Bisnis.com, SYDNEY - Australia akan meramaikan lomba pengembangan peluru kendali atau rudal untuk mengimbangi China dan Rusia.
Negeri Kanguru itu berencana bergabung dengan Amerika Serikat untuk mengembangkan rudal jelajah hipersonik.
China dan Rusia juga tengah mengembangkan senjata serupa.
"Kami akan terus berinvestasi pada kemampuan canggih untuk memberikan opsi lebih banyak kepada Pasukan Pertahanan Australia demi menghadang agresi terhadap kepentingan Australia," kata Menteri Pertahanan Australia Linda Reynolds, Selasa (1/12/2020).
Reynolds tidak mengungkapkan berapa besar anggaran yang dikeluarkan Australia dalam pengembangan rudal tersebut. Ia juga tidak menyebutkan kapan senjata itu akan dapat dioperasikan.
Sebelumnya, Australia telah menyisihkan 9,3 miliar dolar Australia (setara Rp97 triliun) pada tahun ini untuk sistem pertahanan rudal jarak jauh berkecepatan tinggi, termasuk penelitian hipersonik.
Juli lalu, Australia menyebutkan akan meningkatkan pengeluaran untuk pertahanan hingga 40 persen selama 10 tahun ke depan.

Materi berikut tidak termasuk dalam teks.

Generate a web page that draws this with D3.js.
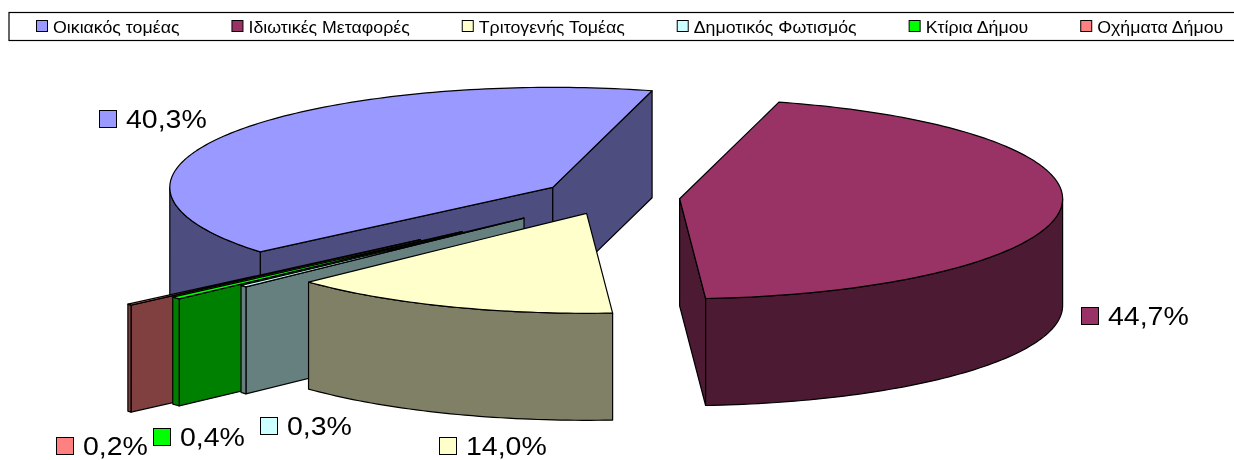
<!DOCTYPE html>
<html>
<head>
<meta charset="utf-8">
<script src="https://cdn.jsdelivr.net/npm/d3@7"></script>
<style>
    html, body { margin: 0; background: #fff; overflow: hidden; }
    svg { display: block; font-family: "Liberation Sans", Arial, sans-serif; filter: blur(0.35px); }
</style>
</head>
<body>
<div id="chart"></div>
<script>
const categories = ["Οικιακός τομέας", "Ιδιωτικές Μεταφορές", "Τριτογενής Τομέας", "Δημοτικός Φωτισμός", "Κτίρια Δήμου", "Οχήματα Δήμου"];
const shares = [40.3, 44.7, 14.0, 0.3, 0.4, 0.2];
const explosions = [0.18, 0.18, 0.175, 0.31, 0.52, 0.655];
const colors = ["#9999ff", "#993366", "#ffffcc", "#ccffff", "#00ff00", "#ff8080"];

const width = 1234;
const height = 460;

// pie geometry, the tilted disc is just an ellipse
const cx = 611, cy = 197;
const rx = 383, ry = 100;
const depth = 107;
const firstAngle = 229.8 * Math.PI / 180;

// back to front
const drawOrder = [0, 1, 5, 4, 3, 2];

const labelAnchors = [[99, 110], [1081, 307], [439, 437], [260, 417], [153, 428], [56, 437]];

const svg = d3.select("#chart").append("svg")
    .attr("width", width)
    .attr("height", height);

const pieData = d3.pie().sort(null)
    .startAngle(firstAngle)
    .endAngle(firstAngle + 2 * Math.PI)(shares);

const shade = c => {
    const rgb = d3.rgb(c);
    return d3.rgb(rgb.r / 2, rgb.g / 2, rgb.b / 2).formatHex();
};

const line = d3.line();

function apex(d, i) {
    const mid = (d.startAngle + d.endAngle) / 2;
    return [cx + explosions[i] * rx * Math.sin(mid), cy - explosions[i] * ry * Math.cos(mid)];
}

function rimPoint(o, angle, z = 0) {
    return [o[0] + rx * Math.sin(angle), o[1] - ry * Math.cos(angle) + z];
}

function arcPoints(o, a0, a1, z = 0) {
    const n = Math.max(2, Math.ceil((a1 - a0) / 0.02));
    return d3.range(n + 1).map(k => rimPoint(o, a0 + (a1 - a0) * k / n, z));
}

// the part of the rim facing the viewer (90deg to 270deg clockwise from top)
function frontSpans(a0, a1) {
    return [0, 1].map(k => [
        Math.max(a0, Math.PI / 2 + 2 * Math.PI * k),
        Math.min(a1, 3 * Math.PI / 2 + 2 * Math.PI * k)
    ]).filter(s => s[1] > s[0]);
}

const pieG = svg.append("g").attr("class", "pie");

drawOrder.forEach(i => {
    const d = pieData[i];
    const o = apex(d, i);
    const g = pieG.append("g").attr("class", "slice-" + i)
        .attr("stroke", "#000")
        .attr("stroke-width", 1.2)
        .attr("stroke-linejoin", "round");
    const dark = shade(colors[i]);

    const wall = angle => {
        const rim = rimPoint(o, angle);
        g.append("path")
            .attr("fill", dark)
            .attr("d", line([o, rim, [rim[0], rim[1] + depth], [o[0], o[1] + depth]]) + "Z");
    };

    if (Math.sin(d.startAngle) < 0) wall(d.startAngle);
    if (Math.sin(d.endAngle) > 0) wall(d.endAngle);

    frontSpans(d.startAngle, d.endAngle).forEach(s => {
        const top = arcPoints(o, s[0], s[1]);
        const bottom = arcPoints(o, s[0], s[1], depth).reverse();
        g.append("path")
            .attr("fill", dark)
            .attr("d", line(top.concat(bottom)) + "Z");
    });

    g.append("path")
        .attr("fill", colors[i])
        .attr("d", line([o].concat(arcPoints(o, d.startAngle, d.endAngle))) + "Z");
});

// data labels
const fmt = v => d3.format(".1f")(v).replace(".", ",") + "%";

const labels = svg.append("g").attr("class", "labels");

labels.selectAll("rect")
    .data(shares)
    .join("rect")
    .attr("x", (d, i) => labelAnchors[i][0] + 0.5)
    .attr("y", (d, i) => labelAnchors[i][1] + 0.5)
    .attr("width", 17)
    .attr("height", 17)
    .attr("fill", (d, i) => colors[i])
    .attr("stroke", "#000");

labels.selectAll("text")
    .data(shares)
    .join("text")
    .attr("transform", (d, i) => `translate(${labelAnchors[i][0] + 27} ${labelAnchors[i][1] + 18}) scale(1.14 1)`)
    .attr("font-size", 25)
    .attr("fill", "#000")
    .text(fmt);

// legend, a flow layout with a fixed gap between entries
const legend = svg.append("g").attr("class", "legend");

legend.append("rect")
    .attr("x", 9)
    .attr("y", 12.5)
    .attr("width", 1240)
    .attr("height", 28)
    .attr("fill", "#fff")
    .attr("stroke", "#000")
    .attr("stroke-width", 1.2);

const legendStretch = 1.045;
let legendX = 36;
categories.forEach((name, i) => {
    legend.append("rect")
        .attr("x", legendX + 0.5)
        .attr("y", 20.5)
        .attr("width", 11)
        .attr("height", 11)
        .attr("fill", colors[i])
        .attr("stroke", "#000");
    const t = legend.append("text")
        .attr("transform", `translate(${legendX + 17} 33) scale(${legendStretch} 1)`)
        .attr("font-size", 17)
        .attr("fill", "#000")
        .text(name);
    legendX += 17 + t.node().getComputedTextLength() * legendStretch + 52;
});
</script>
</body>
</html>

Hal itu dilakukan agar Australia mempunyai kemampuan serangan jarak jauh di darat, laut, dan udara.
Langkah tersebut muncul di tengah perluasan fokus militer Canberra dari kawasan Pasifik ke Indo-Pasifik.
Rudal hipersonik mampu menjelajah dengan lebih dari lima kali kecepatan suara. Kombinasi kecepatan, kemampuan bermanuver, serta ketinggiannya membuat rudal jenis ini sulit dilacak dan dihadang.
Tahun lalu, Rusia meluncurkan rudal nuklir hipersonik pertama milik negara itu. Sedangkan Pentagon, yang menguji rudal hipersonik serupa pada 2017, menargetkan peluncuran senjata berkemampuan perang milik mereka itu pada awal atau pertengahan 2020.
Sementara China juga telah meluncurkan, atau hampir meluncurkan, sistem persenjataan hipersonik dengan hulu ledak konvensional, menurut analis pertahanan.
Kolaborasi Australia dengan AS dalam pengembangan rudal ini, bagaimana pun, dapat memicu ketegangan hubungan lebih lanjut antara Australia-China, yang kini tengah memanas.
Pada Senin (30/11), misalnya, pejabat senior China mengunggah gambar palsu yang menyebutkan bahwa China mengutuk aksi kejahatan yang dilakukan oleh tentara Australia kepada anak Afghanistan.
Pemerintah Australia menuntut China memohon maaf atas hal ini.